Only the lines from the one containing "Write a Python" through the one containing "from bokeh.resources import INLINE" should be duplicated, exactly as they appear. Pictures are to be left out.

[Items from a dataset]
━━━━

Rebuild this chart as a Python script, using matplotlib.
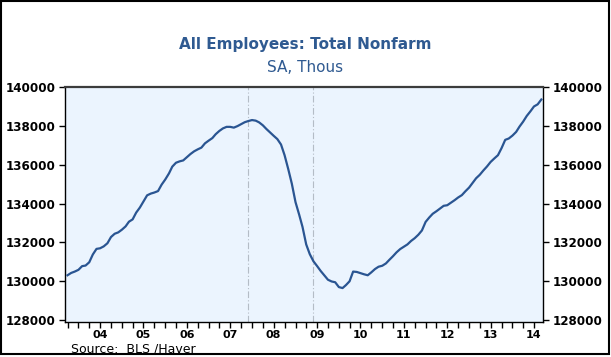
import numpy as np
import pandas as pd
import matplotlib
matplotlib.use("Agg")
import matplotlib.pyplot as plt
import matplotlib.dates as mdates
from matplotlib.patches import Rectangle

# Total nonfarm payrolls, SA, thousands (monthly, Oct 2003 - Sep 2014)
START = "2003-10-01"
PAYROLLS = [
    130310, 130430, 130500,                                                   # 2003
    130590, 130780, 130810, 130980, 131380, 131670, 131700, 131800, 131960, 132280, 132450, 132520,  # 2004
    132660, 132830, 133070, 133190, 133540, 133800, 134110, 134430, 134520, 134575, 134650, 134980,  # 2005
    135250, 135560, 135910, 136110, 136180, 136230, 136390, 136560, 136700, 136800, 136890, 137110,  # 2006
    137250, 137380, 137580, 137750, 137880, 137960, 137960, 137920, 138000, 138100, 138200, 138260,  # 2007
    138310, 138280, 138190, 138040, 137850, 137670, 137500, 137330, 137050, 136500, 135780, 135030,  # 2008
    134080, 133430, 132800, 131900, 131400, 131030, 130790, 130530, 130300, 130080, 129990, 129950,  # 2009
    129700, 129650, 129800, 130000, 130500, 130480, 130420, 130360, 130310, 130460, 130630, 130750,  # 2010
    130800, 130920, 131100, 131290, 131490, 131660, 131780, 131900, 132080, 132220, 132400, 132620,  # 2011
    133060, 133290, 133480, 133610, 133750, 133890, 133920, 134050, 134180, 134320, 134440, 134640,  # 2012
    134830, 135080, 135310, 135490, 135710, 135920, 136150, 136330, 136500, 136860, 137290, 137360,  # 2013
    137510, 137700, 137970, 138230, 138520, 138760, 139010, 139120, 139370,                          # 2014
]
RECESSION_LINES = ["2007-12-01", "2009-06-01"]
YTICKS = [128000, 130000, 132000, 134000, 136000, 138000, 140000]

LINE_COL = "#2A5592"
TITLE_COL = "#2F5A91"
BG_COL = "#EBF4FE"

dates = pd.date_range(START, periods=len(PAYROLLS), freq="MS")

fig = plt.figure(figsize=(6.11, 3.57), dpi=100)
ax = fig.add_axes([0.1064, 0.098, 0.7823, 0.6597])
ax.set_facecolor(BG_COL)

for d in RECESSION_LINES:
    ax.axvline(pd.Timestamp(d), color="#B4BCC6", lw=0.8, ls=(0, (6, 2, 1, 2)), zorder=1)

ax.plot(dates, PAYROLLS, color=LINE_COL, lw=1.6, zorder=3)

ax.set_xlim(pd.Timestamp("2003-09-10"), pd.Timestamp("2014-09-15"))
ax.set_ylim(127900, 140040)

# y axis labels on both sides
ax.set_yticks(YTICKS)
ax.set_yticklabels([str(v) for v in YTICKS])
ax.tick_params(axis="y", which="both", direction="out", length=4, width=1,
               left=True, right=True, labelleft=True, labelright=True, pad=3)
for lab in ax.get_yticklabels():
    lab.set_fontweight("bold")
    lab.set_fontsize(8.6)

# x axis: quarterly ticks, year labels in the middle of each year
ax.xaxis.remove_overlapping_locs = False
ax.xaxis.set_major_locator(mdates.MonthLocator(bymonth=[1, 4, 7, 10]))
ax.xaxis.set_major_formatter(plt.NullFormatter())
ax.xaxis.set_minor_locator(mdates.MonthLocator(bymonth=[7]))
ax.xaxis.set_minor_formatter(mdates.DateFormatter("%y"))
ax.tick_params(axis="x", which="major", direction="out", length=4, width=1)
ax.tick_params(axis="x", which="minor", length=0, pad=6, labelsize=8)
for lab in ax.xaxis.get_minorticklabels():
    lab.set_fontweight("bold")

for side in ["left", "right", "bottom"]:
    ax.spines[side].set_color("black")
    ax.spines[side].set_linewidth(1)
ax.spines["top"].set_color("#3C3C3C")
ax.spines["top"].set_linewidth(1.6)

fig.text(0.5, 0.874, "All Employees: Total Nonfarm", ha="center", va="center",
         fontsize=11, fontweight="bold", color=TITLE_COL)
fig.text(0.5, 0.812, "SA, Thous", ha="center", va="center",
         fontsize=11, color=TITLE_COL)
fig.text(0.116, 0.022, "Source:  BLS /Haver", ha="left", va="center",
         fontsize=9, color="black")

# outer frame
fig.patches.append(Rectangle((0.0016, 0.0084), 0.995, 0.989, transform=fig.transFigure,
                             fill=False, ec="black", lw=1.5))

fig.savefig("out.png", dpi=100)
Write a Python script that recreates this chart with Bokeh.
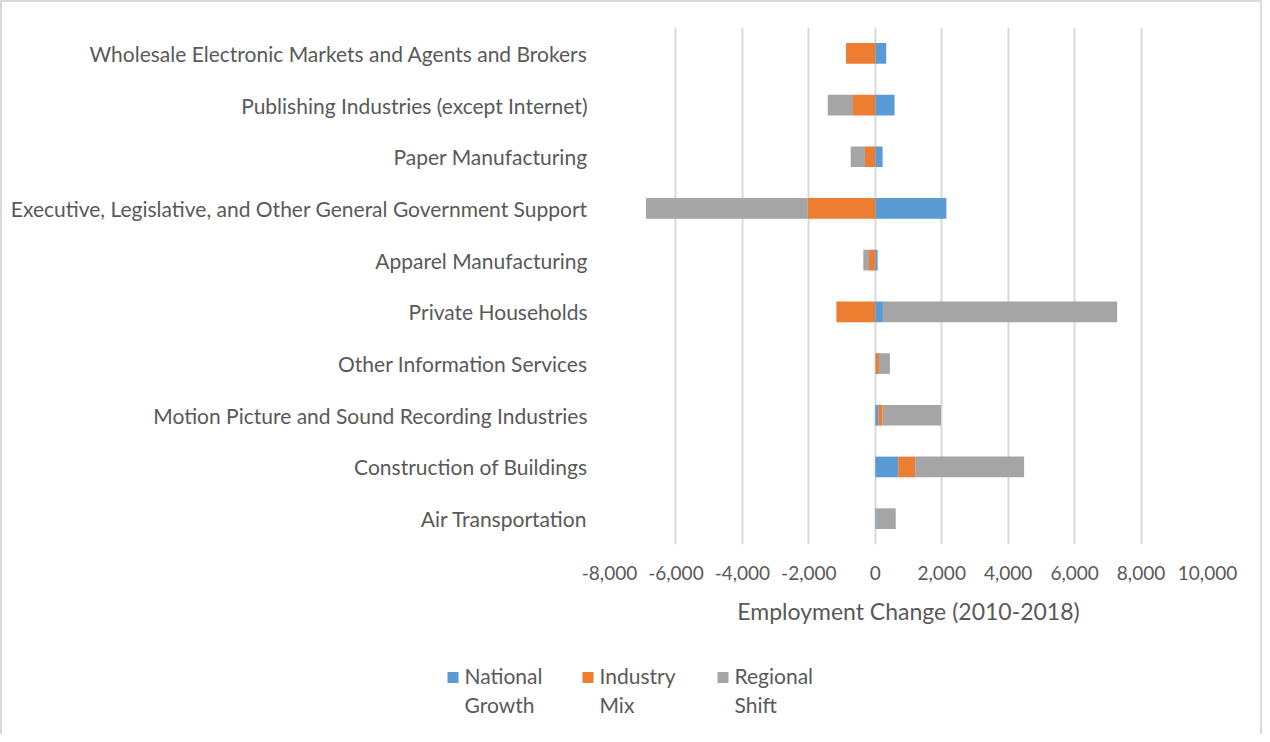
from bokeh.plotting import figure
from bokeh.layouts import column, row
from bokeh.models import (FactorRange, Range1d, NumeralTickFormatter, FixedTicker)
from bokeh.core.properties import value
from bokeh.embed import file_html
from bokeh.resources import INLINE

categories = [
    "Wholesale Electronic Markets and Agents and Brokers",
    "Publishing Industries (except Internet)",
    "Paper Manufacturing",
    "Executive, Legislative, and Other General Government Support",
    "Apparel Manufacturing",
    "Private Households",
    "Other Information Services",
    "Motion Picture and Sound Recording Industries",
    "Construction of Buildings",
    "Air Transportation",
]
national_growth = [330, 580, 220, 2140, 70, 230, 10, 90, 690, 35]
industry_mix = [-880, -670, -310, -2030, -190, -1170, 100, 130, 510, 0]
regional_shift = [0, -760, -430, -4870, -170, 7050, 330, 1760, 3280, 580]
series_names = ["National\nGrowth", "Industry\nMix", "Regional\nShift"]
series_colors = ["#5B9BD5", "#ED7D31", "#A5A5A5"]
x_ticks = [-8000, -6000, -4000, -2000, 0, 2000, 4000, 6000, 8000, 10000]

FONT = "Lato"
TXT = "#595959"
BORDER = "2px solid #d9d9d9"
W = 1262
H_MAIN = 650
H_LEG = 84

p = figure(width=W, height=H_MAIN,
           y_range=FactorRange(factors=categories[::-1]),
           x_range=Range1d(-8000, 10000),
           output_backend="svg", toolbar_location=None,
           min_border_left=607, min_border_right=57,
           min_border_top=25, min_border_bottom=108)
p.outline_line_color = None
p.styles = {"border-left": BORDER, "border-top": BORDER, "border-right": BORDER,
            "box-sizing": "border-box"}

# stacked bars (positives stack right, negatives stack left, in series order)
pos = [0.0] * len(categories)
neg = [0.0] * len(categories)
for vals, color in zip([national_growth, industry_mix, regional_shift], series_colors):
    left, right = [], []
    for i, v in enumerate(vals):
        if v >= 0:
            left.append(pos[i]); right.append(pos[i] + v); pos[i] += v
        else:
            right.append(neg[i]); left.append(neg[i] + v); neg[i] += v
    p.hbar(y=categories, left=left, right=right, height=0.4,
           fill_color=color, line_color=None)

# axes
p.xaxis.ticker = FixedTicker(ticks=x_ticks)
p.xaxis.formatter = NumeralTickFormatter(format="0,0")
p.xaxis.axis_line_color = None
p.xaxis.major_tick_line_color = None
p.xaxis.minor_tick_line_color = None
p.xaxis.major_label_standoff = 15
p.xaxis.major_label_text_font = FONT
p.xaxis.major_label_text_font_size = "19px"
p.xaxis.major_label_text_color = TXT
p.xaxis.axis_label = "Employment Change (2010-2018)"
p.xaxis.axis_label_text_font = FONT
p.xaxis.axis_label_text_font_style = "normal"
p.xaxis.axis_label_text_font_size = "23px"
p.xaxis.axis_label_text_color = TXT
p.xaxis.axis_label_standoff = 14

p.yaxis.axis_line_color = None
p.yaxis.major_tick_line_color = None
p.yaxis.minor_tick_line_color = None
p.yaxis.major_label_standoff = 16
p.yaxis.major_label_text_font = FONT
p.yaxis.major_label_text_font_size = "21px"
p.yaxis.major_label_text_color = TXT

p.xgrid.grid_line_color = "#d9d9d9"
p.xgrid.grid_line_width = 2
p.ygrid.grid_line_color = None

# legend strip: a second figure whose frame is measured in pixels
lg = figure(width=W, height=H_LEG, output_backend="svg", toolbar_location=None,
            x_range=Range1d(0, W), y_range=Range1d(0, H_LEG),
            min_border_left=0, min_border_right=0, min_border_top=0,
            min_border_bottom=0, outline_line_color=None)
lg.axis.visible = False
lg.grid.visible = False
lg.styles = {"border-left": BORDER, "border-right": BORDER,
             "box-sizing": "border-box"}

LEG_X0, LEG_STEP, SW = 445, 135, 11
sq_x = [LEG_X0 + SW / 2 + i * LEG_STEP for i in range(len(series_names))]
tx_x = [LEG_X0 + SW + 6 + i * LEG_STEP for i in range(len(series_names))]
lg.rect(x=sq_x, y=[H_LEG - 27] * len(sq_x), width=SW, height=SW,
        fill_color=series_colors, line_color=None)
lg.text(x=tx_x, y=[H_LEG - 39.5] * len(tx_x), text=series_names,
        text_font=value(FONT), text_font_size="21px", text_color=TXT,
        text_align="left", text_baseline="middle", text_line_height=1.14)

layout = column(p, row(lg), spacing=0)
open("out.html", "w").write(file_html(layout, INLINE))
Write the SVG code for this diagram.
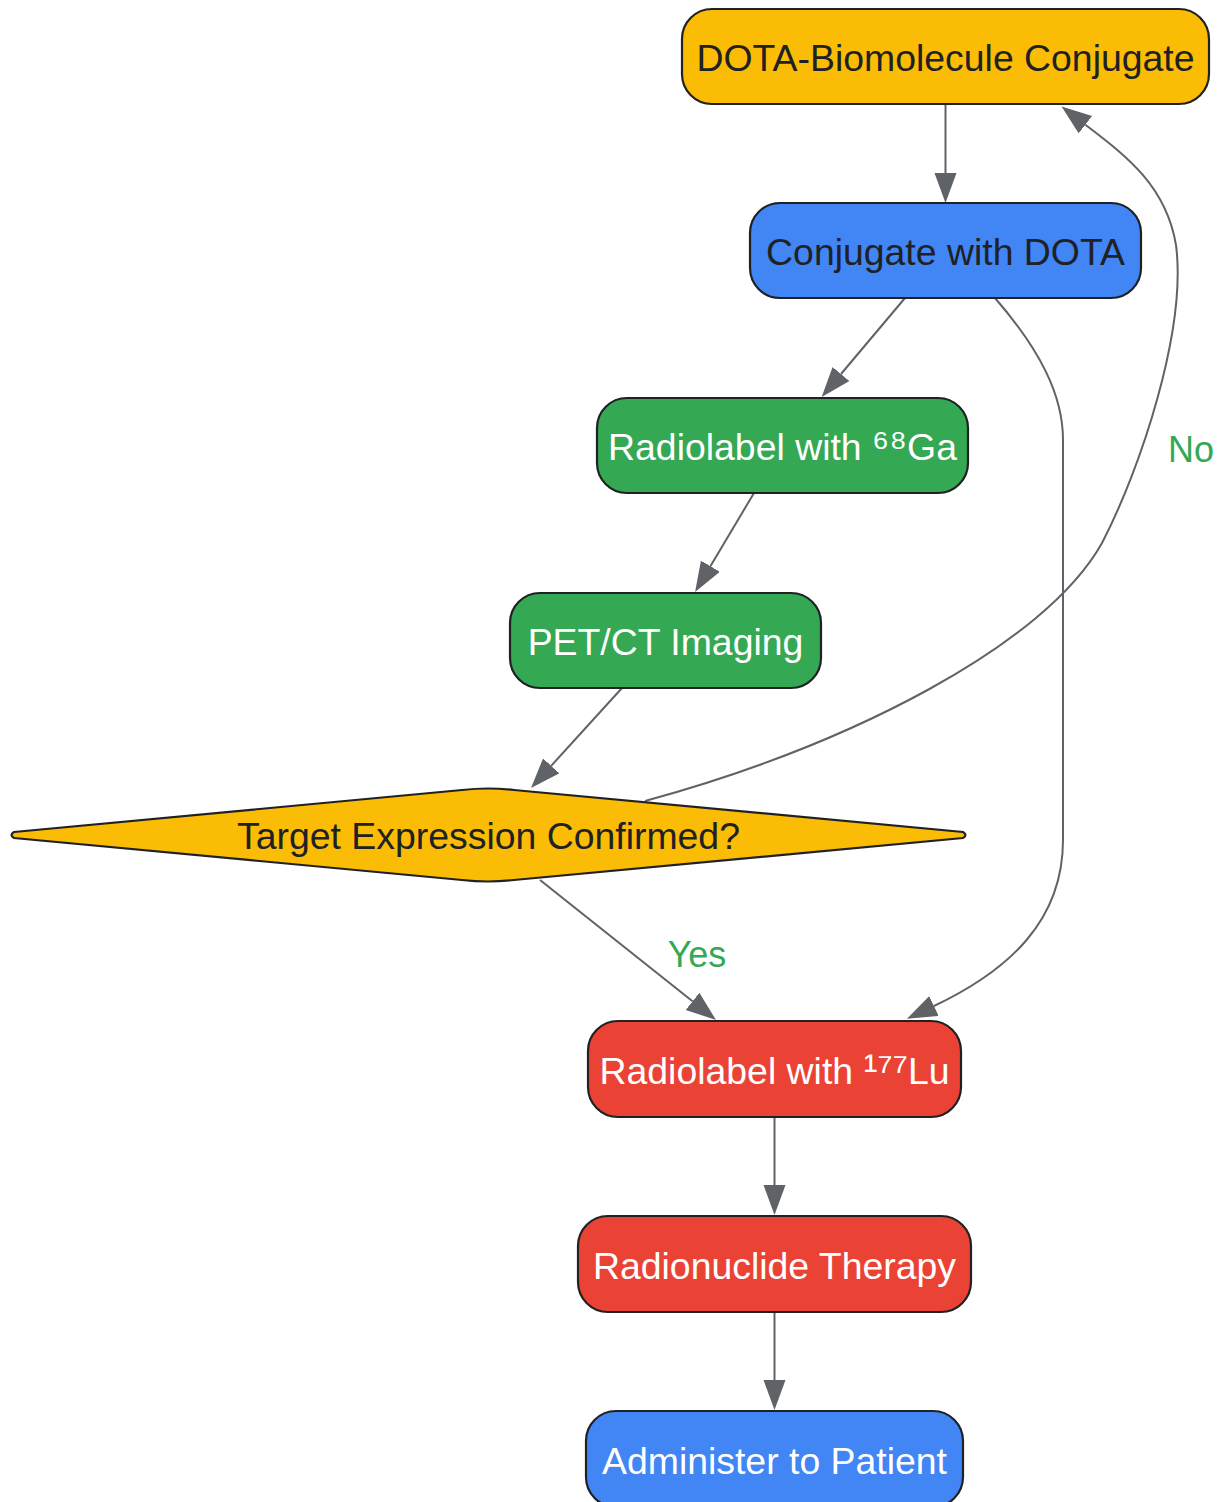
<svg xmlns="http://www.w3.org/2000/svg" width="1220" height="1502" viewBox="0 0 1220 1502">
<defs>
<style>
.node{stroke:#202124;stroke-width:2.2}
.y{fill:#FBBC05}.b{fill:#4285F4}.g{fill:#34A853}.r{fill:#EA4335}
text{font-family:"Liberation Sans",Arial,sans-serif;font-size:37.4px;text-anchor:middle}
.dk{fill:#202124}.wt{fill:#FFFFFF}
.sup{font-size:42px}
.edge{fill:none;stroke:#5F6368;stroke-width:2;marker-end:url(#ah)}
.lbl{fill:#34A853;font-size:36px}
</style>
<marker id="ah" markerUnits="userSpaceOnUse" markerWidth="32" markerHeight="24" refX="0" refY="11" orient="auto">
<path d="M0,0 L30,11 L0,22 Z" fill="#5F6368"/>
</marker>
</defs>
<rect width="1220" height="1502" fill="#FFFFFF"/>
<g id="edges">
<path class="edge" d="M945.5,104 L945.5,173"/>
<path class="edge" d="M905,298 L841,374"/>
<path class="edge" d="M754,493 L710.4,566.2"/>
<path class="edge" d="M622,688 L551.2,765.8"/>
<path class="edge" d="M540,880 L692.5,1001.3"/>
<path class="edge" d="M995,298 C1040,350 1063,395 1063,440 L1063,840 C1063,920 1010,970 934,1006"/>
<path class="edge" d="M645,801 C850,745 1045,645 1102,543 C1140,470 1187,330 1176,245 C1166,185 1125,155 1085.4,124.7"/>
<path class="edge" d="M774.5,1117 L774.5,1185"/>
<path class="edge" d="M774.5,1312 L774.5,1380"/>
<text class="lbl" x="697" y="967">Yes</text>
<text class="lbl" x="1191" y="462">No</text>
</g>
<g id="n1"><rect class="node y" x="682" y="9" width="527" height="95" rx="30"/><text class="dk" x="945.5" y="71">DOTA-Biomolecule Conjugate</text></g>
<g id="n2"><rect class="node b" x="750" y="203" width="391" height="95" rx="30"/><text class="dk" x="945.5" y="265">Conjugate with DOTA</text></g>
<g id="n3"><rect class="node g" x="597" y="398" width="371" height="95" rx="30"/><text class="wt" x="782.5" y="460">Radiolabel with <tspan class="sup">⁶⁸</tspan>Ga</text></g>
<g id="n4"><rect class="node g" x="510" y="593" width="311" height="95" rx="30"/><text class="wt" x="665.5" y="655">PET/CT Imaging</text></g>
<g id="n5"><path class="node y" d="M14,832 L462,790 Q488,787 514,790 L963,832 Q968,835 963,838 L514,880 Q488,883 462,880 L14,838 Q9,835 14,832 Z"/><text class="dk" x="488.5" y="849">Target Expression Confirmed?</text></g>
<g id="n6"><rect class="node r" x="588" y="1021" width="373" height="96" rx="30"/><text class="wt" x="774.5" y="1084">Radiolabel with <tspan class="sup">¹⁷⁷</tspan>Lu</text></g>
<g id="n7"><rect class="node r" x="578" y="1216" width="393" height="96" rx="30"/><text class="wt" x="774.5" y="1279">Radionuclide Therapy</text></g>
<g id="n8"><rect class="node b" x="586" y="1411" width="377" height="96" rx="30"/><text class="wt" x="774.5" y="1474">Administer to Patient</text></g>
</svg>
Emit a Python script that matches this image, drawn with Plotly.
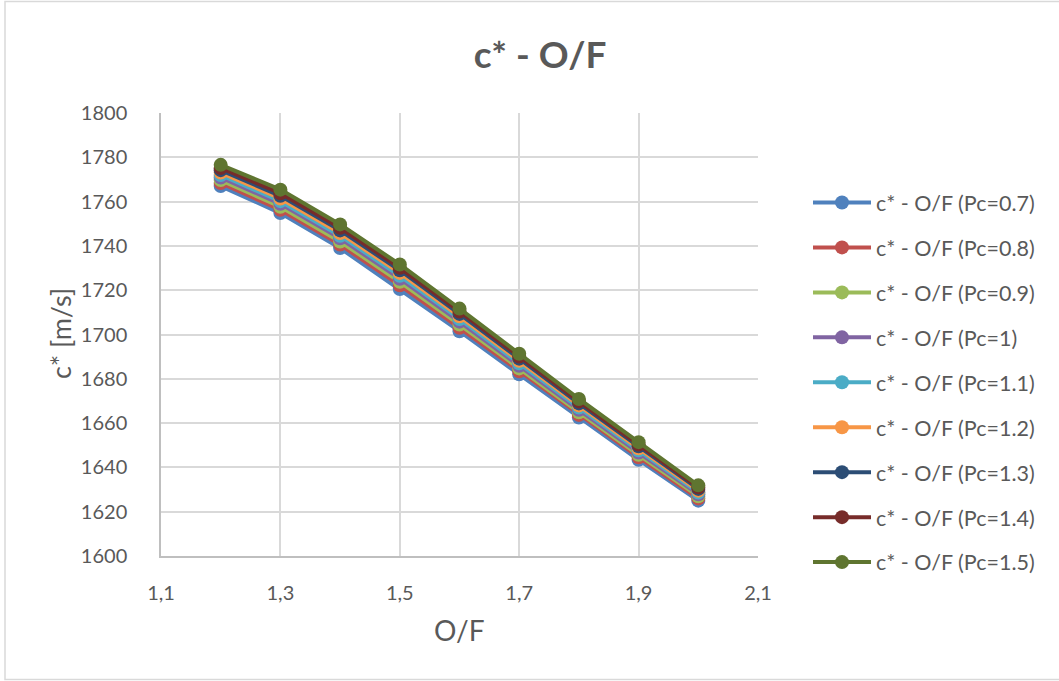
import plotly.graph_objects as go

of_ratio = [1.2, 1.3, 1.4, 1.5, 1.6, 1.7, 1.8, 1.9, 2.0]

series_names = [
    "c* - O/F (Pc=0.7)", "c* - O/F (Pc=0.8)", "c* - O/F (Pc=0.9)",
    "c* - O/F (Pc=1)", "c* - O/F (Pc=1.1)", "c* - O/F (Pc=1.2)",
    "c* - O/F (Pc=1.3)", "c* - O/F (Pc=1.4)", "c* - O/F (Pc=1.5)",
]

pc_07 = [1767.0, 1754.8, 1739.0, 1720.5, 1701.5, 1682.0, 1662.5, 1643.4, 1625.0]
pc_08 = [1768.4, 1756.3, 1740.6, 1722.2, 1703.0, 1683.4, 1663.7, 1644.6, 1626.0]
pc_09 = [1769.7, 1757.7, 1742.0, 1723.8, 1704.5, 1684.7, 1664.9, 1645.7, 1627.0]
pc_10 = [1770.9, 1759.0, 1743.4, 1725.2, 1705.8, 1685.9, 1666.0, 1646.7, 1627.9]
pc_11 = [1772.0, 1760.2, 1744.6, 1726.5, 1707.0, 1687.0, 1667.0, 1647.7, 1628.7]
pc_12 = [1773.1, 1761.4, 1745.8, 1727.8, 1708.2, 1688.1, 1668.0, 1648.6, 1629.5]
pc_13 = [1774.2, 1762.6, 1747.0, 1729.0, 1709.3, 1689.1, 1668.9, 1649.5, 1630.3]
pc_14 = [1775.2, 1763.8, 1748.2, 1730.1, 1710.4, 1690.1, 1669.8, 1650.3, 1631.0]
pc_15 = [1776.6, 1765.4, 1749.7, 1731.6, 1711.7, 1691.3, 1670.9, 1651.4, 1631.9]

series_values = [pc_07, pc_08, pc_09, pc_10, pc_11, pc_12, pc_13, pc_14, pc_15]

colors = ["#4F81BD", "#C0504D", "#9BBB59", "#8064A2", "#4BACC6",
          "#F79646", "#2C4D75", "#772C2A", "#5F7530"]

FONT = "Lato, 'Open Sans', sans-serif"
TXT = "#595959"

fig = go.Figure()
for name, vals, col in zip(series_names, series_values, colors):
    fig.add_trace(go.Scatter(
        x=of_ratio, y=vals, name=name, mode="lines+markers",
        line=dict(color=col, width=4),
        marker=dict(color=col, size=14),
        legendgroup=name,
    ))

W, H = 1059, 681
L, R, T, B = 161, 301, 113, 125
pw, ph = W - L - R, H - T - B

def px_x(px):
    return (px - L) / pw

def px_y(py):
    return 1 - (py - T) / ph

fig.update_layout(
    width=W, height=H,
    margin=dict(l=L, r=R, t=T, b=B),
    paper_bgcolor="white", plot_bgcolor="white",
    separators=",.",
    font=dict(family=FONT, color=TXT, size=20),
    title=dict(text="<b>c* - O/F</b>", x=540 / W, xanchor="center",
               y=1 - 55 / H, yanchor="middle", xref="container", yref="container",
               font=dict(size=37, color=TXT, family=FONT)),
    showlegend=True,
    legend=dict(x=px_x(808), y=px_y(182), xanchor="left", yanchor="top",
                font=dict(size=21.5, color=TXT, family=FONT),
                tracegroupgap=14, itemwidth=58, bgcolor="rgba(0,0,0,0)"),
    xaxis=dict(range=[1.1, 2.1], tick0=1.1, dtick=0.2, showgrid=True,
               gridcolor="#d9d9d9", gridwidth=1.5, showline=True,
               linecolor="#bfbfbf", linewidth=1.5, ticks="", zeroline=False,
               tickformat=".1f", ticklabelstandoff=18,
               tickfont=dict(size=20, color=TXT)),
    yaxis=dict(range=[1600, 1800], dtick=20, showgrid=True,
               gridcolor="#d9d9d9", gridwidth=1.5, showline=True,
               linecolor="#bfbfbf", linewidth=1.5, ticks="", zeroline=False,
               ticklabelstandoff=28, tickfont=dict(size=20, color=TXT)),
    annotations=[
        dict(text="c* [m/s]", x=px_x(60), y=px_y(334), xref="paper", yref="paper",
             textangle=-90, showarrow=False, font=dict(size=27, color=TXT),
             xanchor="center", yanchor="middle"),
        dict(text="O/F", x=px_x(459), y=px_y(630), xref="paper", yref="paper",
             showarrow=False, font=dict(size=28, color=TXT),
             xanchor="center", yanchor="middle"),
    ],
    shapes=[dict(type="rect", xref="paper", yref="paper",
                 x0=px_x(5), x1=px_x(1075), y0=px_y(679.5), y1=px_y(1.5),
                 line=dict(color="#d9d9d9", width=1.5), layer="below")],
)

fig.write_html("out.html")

━━━━

**Problem solution**:
Write a Python script that recreates this chart with Bokeh.
from bokeh.plotting import figure
from bokeh.layouts import column, row
from bokeh.models import (FactorRange, Range1d, NumeralTickFormatter, FixedTicker)
from bokeh.core.properties import value
from bokeh.embed import file_html
from bokeh.resources import INLINE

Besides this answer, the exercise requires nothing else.